=== Exercise directions ===
In this exercise, the entries below include pictures. Repeat exactly the lines from the line with "Generate a Python" to the line with "import plotly.graph_objects as go", including both, but without the pictures.

Begin Data

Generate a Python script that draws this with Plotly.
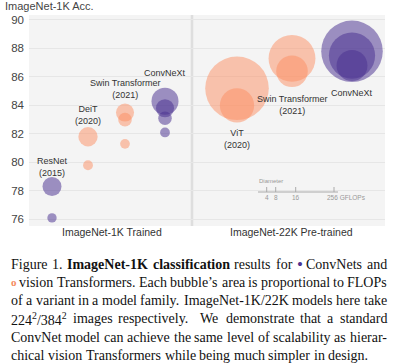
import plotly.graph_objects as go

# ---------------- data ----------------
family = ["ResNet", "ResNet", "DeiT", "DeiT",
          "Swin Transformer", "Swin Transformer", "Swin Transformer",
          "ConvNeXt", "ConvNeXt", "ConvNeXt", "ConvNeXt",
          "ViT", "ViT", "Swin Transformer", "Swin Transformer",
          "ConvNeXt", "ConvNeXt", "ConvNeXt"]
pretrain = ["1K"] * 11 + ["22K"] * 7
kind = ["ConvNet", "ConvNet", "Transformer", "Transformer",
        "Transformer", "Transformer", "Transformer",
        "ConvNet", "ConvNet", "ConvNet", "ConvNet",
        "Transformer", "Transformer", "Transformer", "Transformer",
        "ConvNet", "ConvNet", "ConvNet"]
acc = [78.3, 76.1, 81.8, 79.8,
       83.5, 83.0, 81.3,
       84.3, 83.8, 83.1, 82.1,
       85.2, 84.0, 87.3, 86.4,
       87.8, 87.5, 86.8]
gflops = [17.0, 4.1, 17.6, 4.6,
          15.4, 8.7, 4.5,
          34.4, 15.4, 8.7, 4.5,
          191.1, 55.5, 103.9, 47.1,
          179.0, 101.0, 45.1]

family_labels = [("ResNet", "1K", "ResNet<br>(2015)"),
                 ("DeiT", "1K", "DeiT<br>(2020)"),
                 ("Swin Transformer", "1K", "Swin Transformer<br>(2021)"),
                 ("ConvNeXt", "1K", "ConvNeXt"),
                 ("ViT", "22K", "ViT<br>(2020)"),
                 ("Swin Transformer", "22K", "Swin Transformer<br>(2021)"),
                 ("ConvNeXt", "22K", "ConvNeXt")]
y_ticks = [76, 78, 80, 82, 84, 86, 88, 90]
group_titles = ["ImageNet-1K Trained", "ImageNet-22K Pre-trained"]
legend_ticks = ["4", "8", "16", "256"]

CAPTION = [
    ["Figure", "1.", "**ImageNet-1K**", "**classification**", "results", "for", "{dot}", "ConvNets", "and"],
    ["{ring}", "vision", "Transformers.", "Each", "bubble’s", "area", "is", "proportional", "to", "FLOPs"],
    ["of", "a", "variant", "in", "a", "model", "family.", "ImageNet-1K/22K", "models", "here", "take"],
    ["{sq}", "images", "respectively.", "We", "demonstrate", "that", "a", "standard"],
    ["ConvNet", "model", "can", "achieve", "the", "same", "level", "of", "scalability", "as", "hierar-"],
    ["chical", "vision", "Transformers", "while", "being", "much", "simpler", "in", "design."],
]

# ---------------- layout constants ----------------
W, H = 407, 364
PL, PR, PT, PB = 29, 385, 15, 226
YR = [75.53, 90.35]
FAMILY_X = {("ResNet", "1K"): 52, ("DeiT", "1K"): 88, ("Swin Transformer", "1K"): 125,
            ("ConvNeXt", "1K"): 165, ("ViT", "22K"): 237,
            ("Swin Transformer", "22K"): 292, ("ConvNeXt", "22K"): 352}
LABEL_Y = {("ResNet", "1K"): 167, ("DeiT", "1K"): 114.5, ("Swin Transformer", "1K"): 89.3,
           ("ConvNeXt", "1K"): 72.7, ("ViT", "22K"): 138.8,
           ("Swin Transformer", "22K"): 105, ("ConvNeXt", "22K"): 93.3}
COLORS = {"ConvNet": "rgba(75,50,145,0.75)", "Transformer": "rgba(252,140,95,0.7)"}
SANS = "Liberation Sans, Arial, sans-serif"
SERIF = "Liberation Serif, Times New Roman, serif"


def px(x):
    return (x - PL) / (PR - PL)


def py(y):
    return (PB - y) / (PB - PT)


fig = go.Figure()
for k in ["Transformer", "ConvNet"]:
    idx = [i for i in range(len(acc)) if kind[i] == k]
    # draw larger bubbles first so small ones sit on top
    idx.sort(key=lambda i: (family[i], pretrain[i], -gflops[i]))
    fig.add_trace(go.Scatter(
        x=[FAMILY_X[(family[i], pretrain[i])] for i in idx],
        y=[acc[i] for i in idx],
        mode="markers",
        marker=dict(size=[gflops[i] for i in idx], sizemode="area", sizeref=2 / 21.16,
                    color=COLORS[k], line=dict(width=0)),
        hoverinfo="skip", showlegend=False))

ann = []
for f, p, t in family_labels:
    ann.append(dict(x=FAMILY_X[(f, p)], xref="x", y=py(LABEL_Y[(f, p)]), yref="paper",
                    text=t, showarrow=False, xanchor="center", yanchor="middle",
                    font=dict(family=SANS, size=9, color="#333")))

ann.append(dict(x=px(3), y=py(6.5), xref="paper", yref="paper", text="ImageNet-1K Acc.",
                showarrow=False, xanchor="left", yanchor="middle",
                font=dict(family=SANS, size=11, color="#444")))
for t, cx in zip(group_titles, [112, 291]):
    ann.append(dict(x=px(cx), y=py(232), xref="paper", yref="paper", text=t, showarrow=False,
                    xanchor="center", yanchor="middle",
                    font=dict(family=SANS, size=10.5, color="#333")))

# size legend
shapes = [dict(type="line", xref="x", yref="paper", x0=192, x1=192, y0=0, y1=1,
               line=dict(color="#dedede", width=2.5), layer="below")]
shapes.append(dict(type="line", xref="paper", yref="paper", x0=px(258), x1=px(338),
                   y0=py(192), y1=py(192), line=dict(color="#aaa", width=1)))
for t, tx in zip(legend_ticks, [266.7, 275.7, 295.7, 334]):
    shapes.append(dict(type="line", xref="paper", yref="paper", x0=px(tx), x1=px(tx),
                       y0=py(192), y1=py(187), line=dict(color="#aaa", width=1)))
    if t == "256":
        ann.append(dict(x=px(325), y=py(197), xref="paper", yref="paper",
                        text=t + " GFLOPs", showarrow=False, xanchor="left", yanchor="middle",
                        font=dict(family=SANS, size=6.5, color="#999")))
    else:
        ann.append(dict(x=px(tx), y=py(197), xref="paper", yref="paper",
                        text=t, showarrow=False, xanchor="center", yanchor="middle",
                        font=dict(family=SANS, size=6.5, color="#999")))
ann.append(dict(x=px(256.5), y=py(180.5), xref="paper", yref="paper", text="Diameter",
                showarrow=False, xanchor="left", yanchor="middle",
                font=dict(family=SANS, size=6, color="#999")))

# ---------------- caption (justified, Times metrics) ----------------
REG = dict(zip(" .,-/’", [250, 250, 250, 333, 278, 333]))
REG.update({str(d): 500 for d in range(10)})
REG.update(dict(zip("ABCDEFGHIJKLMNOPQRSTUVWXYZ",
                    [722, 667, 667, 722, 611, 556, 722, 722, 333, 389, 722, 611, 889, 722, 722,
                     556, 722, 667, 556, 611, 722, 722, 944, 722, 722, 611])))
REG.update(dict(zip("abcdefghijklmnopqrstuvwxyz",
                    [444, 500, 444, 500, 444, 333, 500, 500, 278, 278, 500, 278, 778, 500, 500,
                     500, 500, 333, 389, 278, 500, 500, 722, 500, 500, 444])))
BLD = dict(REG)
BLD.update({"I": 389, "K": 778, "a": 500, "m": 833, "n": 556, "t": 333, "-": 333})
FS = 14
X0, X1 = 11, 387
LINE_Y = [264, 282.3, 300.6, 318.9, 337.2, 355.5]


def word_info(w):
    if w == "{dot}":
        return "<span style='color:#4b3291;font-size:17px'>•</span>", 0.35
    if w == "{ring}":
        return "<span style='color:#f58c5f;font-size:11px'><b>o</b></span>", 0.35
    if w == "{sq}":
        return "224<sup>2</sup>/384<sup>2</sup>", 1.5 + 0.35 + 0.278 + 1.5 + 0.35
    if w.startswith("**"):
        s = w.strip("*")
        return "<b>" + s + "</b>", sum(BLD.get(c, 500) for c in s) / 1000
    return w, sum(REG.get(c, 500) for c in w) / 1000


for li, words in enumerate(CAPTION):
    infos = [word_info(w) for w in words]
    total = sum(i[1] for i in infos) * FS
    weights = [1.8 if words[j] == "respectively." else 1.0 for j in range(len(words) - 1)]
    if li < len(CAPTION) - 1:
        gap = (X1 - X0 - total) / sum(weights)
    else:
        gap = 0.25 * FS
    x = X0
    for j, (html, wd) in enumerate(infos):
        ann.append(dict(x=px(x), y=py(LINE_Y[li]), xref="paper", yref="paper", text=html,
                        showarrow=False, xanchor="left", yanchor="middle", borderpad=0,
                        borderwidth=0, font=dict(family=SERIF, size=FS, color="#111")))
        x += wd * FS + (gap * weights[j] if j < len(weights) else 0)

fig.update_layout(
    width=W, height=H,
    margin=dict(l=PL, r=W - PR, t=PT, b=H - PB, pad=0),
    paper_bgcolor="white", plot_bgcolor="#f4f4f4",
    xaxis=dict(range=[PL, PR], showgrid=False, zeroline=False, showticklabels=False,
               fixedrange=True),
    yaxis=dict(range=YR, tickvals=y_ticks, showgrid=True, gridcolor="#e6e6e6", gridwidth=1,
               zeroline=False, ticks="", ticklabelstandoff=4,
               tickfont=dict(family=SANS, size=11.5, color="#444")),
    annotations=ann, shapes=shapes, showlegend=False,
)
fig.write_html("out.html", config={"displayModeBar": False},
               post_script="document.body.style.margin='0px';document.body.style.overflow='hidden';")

End Data
Begin Data

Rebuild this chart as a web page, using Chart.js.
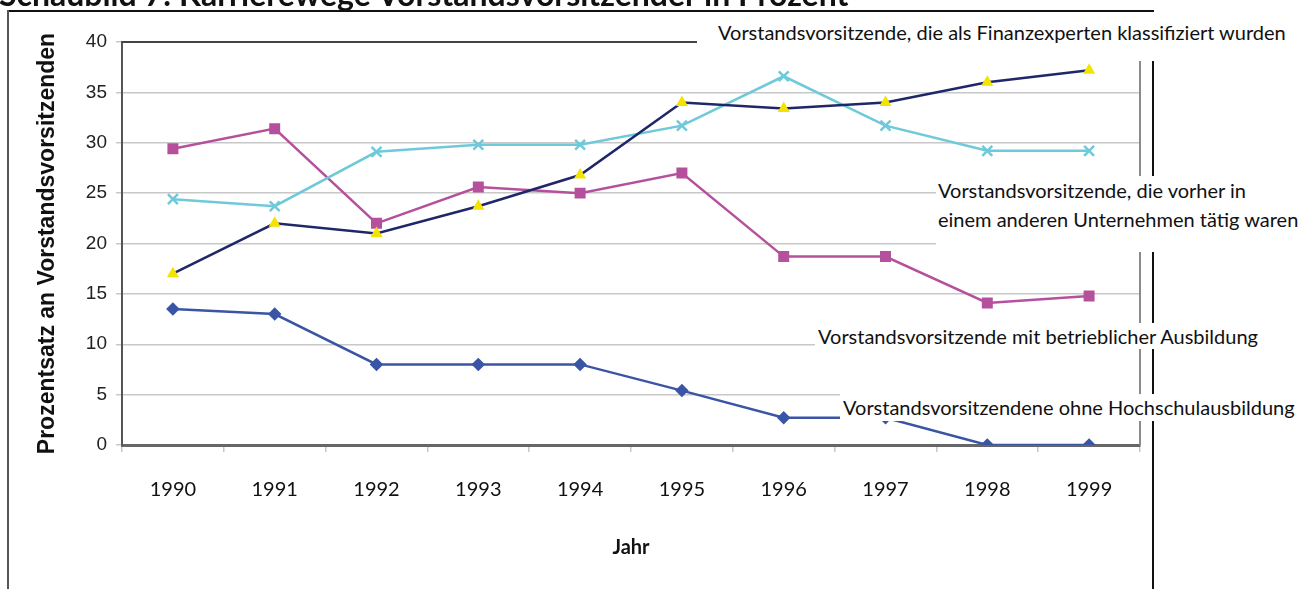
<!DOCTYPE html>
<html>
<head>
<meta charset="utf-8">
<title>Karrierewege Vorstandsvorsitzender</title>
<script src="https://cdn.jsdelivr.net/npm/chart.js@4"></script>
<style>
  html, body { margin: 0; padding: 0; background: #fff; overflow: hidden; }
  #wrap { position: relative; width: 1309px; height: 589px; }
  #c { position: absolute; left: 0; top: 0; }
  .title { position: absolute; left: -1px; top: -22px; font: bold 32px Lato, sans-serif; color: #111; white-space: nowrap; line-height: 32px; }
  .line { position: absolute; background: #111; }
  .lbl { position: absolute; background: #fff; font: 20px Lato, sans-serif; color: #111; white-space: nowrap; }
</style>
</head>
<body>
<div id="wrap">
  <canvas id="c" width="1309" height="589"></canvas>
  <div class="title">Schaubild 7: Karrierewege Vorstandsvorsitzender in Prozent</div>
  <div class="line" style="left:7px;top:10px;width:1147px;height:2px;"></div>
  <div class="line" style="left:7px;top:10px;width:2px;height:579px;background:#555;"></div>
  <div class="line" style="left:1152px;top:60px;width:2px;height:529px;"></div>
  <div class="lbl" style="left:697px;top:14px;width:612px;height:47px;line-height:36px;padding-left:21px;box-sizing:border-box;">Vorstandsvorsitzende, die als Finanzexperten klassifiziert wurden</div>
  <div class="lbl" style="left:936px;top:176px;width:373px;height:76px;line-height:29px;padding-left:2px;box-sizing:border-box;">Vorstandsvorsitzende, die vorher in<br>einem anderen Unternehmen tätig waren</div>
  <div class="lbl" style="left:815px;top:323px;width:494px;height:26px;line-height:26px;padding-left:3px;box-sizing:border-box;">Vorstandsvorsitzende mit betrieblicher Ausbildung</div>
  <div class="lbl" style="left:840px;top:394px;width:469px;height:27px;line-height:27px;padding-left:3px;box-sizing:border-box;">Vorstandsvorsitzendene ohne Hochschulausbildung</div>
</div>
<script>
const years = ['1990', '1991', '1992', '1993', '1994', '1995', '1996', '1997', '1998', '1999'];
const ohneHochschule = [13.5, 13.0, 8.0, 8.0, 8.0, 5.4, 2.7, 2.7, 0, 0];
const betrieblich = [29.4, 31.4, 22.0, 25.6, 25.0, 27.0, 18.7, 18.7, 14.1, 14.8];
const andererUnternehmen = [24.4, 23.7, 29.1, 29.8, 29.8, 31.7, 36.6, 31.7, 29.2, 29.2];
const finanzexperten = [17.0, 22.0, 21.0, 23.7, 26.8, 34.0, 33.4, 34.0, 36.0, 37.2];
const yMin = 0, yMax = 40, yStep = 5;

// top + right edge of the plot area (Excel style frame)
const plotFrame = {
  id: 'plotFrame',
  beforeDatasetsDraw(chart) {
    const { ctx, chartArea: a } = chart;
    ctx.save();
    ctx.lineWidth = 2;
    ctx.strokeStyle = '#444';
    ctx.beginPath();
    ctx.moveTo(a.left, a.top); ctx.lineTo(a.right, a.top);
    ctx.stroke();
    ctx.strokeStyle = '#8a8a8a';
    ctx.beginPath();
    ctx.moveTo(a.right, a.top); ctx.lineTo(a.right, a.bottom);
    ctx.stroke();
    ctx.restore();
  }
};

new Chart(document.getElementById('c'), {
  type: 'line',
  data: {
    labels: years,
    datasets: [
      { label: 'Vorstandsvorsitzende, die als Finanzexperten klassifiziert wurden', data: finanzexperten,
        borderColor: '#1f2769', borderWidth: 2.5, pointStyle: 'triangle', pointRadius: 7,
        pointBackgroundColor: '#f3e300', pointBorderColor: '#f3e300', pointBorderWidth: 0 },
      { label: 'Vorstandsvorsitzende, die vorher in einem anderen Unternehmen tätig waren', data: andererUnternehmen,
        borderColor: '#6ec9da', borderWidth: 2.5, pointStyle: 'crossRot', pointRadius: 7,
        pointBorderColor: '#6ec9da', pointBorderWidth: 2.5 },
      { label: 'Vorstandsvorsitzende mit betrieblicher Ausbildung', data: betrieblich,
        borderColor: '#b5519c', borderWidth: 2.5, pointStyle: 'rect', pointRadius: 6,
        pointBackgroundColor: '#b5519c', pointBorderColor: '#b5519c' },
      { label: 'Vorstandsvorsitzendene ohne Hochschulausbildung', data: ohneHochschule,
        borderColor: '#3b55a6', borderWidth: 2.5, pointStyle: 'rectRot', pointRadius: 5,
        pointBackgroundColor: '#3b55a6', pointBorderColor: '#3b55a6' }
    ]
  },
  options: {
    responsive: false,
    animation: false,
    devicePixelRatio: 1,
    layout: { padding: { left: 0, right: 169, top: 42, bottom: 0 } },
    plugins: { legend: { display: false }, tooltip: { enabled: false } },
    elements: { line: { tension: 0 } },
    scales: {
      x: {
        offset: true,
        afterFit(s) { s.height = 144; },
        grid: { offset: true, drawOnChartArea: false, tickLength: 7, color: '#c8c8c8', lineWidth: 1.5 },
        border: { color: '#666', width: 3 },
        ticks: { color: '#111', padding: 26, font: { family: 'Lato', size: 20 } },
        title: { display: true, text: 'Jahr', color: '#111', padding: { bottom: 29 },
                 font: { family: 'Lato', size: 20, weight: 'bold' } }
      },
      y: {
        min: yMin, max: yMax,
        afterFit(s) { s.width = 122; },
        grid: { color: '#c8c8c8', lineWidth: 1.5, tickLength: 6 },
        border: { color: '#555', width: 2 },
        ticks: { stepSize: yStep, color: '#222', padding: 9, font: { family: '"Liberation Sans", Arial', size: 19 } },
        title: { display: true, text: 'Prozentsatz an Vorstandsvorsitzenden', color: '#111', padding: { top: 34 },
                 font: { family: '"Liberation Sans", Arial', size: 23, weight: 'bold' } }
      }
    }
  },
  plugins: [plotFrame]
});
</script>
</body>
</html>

End Data

=== Answer to this task ===
Generate a Python script that draws this with Plotly.
import plotly.graph_objects as go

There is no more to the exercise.